Mr. Shulman cautioned that, in its figures for individual colleges, his report, like the AAUP report before it, suffers from some flaws and inconsistencies in the data that institutions have reported to the federal government. Some major research universities, for example, have improbably said they have no part-time faculty members or no full-time instructors who are off the tenure track. Nevertheless, he said, he is confident that the misreporting by a few institutions has not substantially skewed his overall findings for certain institution types.
Kiernan R. Mathews, who tracks faculty-employment trends as a director of the Collaborative on Academic Careers in Higher Education, at Harvard University, said a 2011 revision in how the federal government counts full- and part-time faculty members might also have slightly skewed the new report’s figures. The broader trends noted by Mr. Shulman, however, date back to even before 2005.
Benefits of Hiring Full-Timers
Adrianna Kezar, who studies contingent academic labor as a professor of higher education at the University of Southern California and director of the Delphi Project on the Changing Faculty and Student Success, said a shift from part-time to full-time contingent instructors would be in keeping with the advice she gives colleges interested in improving student success.
“I can go on and on about all of the positive things about full-time employment” of faculty members, she said. She argues, for example, that, compared with part-timers, full-timers tend to be more readily available to assist students outside of class, and tend to work on longer-term contracts, helping to ensure consistency in the curriculum. Doctoral institutions may have more leeway to hire part-time instructors, she said, because students in postgraduate courses do not need as much academic support.
Although part-time instructors are paid substantially less than full-timers are, Ms. Kezar said, there are hidden costs attached to their high turnover rates and the need to recruit and train a new crop of them every academic term.
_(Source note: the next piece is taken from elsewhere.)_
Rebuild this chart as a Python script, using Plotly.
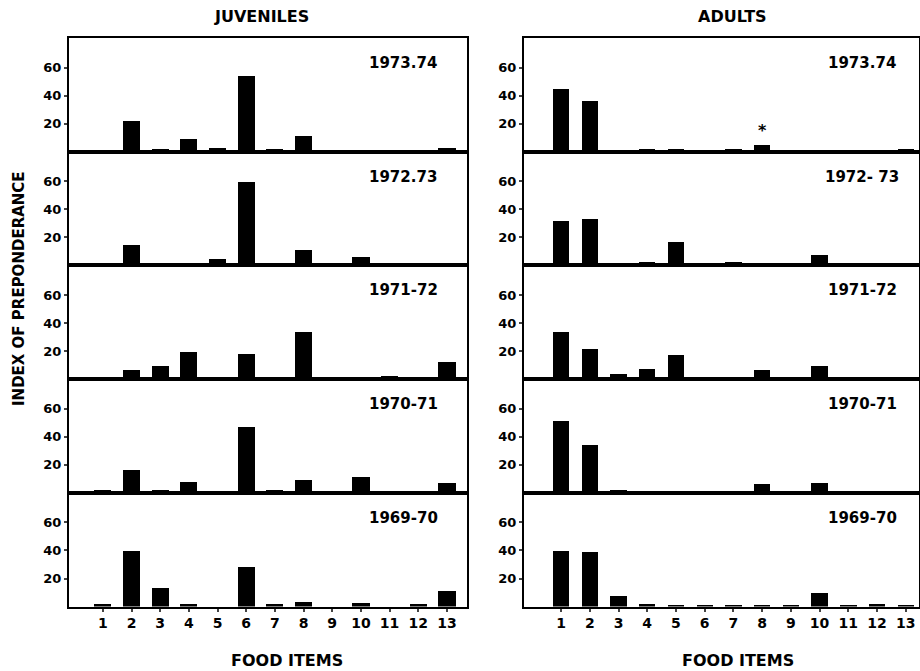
import plotly.graph_objects as go

food_items = list(range(1, 14))
tick_labels = [str(i) for i in food_items]
years_juv = ["1973.74", "1972.73", "1971-72", "1970-71", "1969-70"]
years_adu = ["1973.74", "1972- 73", "1971-72", "1970-71", "1969-70"]

juv_1973_74 = [1.5, 22, 2, 9, 3, 54, 2, 11, 0, 0, 0, 0, 3]
juv_1972_73 = [1.5, 15, 0, 1.5, 5, 60, 1.5, 11, 0, 6, 0, 0, 2]
juv_1971_72 = [1.5, 6, 9, 19, 1, 18, 1, 33, 0, 1.5, 2, 0, 12]
juv_1970_71 = [2, 16, 2, 8, 0, 47, 2, 9, 0, 11, 0, 0, 7]
juv_1969_70 = [2, 40, 13.5, 2, 0, 28, 2, 3.5, 0, 2.5, 0, 2, 11]

adu_1973_74 = [45, 36, 0.5, 2, 2, 1, 2, 5, 0, 0.7, 0, 0, 2]
adu_1972_73 = [32, 33, 1, 2.5, 17, 1.5, 2.5, 1, 0, 8, 1, 0, 1]
adu_1971_72 = [33, 21, 3.5, 7, 17, 1.5, 1, 6, 0, 9, 1.5, 0, 1]
adu_1970_71 = [51, 34, 2, 1, 1, 1.5, 1.5, 6, 1.5, 7, 1, 0, 1.5]
adu_1969_70 = [40, 39, 8, 2, 1.5, 1.5, 1.5, 1.5, 1.5, 10, 1, 2, 1.5]

juveniles = [juv_1973_74, juv_1972_73, juv_1971_72, juv_1970_71, juv_1969_70]
adults = [adu_1973_74, adu_1972_73, adu_1971_72, adu_1970_71, adu_1969_70]

W, H = 920, 671
top_px = 38.0
panel_h = 113.7
left_dom = [69 / W, 467 / W]
right_dom = [524 / W, 919 / W]

FONT = "DejaVu Sans"

fig = go.Figure()
layout = dict(
    width=W, height=H,
    margin=dict(l=0, r=0, t=0, b=0),
    paper_bgcolor="white", plot_bgcolor="white",
    showlegend=False,
    font=dict(family=FONT, color="black", size=13, weight="bold"),
    bargap=0,
)
annotations = []

idx = 0
for col, (groups, years, dom, xr, bw) in enumerate([
    (juveniles, years_juv, left_dom, [-0.18, 13.7], 0.6),
    (adults, years_adu, right_dom, [-0.29, 13.46], 0.57),
]):
    for k in range(5):
        idx += 1
        xa = "x" if idx == 1 else f"x{idx}"
        ya = "y" if idx == 1 else f"y{idx}"
        xkey = "xaxis" if idx == 1 else f"xaxis{idx}"
        ykey = "yaxis" if idx == 1 else f"yaxis{idx}"
        fig.add_trace(go.Bar(
            x=food_items, y=groups[k], xaxis=xa, yaxis=ya,
            width=bw, marker=dict(color="black", line=dict(width=0)),
        ))
        ptop = top_px + panel_h * k
        pbot = ptop + panel_h
        bottom = (k == 4)
        layout[xkey] = dict(
            domain=dom, range=xr, anchor=ya,
            showgrid=False, zeroline=False,
            showline=True, linecolor="black", linewidth=2, mirror=True,
            tickmode="array", tickvals=food_items,
            ticktext=tick_labels if bottom else [""] * 13,
            ticks="outside" if bottom else "", ticklen=3, tickwidth=1.5,
            tickfont=dict(family=FONT, size=14, weight="bold", color="black"),
            showticklabels=bottom,
        )
        layout[ykey] = dict(
            domain=[1 - pbot / H, 1 - ptop / H], range=[0, 81.2], anchor=xa,
            showgrid=False, zeroline=False,
            showline=True, linecolor="black", linewidth=2, mirror=True,
            tickmode="array", tickvals=[20, 40, 60], ticktext=["20", "40", "60"],
            ticks="outside", ticklen=3, tickwidth=1.5,
            tickfont=dict(family=FONT, size=13, weight="bold", color="black"),
        )
        annotations.append(dict(
            text=years[k], xref="paper", yref="paper",
            x=(403 if col == 0 else 862) / W, y=1 - (ptop + 25) / H,
            showarrow=False, xanchor="center", yanchor="middle",
            font=dict(family=FONT, size=15, weight="bold", color="black"),
        ))

# asterisk over adult 1973-74 item 8
annotations.append(dict(text="*", xref="x6", yref="y6", x=8, y=15,
                        showarrow=False,
                        font=dict(family=FONT, size=16, weight="bold", color="black")))

for txt, xc in [("JUVENILES", 261), ("ADULTS", 732)]:
    annotations.append(dict(text=txt, xref="paper", yref="paper", x=xc / W, y=1 - 17 / H,
                            showarrow=False, xanchor="center", yanchor="middle",
                            font=dict(family=FONT, size=16, weight="bold", color="black")))
for txt, xc in [("FOOD ITEMS", 287), ("FOOD ITEMS", 738)]:
    annotations.append(dict(text=txt, xref="paper", yref="paper", x=xc / W, y=1 - 660 / H,
                            showarrow=False, xanchor="center", yanchor="middle",
                            font=dict(family=FONT, size=16, weight="bold", color="black")))
annotations.append(dict(text="INDEX OF PREPONDERANCE", xref="paper", yref="paper",
                        x=19 / W, y=1 - 289 / H, textangle=-90,
                        showarrow=False, xanchor="center", yanchor="middle",
                        font=dict(family=FONT, size=15, weight="bold", color="black")))

layout["annotations"] = annotations
fig.update_layout(**layout)
fig.write_html("out.html",
               config={"displayModeBar": False},
               post_script="document.body.style.margin='0';document.body.style.overflow='hidden';")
“What I am definitely hearing now is an interest in consolidating teaching into more full-time, non-tenure-track positions,” said Mr. Mathews, who works with more than 200 colleges’ academic administrators as director of the Harvard-based collaborative. Using full-time instructors “gives some stability to the students and the faculty” and helps increase the share of faculty members in academic departments who are able to handle noninstructional tasks related to public service and shared governance.
Among baccalaureate institutions that are employing more full-time and fewer part-time non-tenure-track instructors is Clayton State University, in Georgia. It reported having 153 part-time and 56 full-time instructors in 2005 and 64 part-time and 65 full-time instructors in 2013.
Thomas Hynes, Clayton State’s president, on Tuesday said administrators there had made a concerted effort to consolidate multiple part-time positions into fewer full-time ones based partly on a “philosophical belief that full-time faculty were more likely to be devoted to our institution and our students.”
The last economic downturn, Mr. Hynes said, also left administrators there worried about increased competition with other Atlanta-area colleges over qualified part-time instructors who could help handle rising enrollments. Offering full-time jobs gave Clayton State an edge in the local labor market.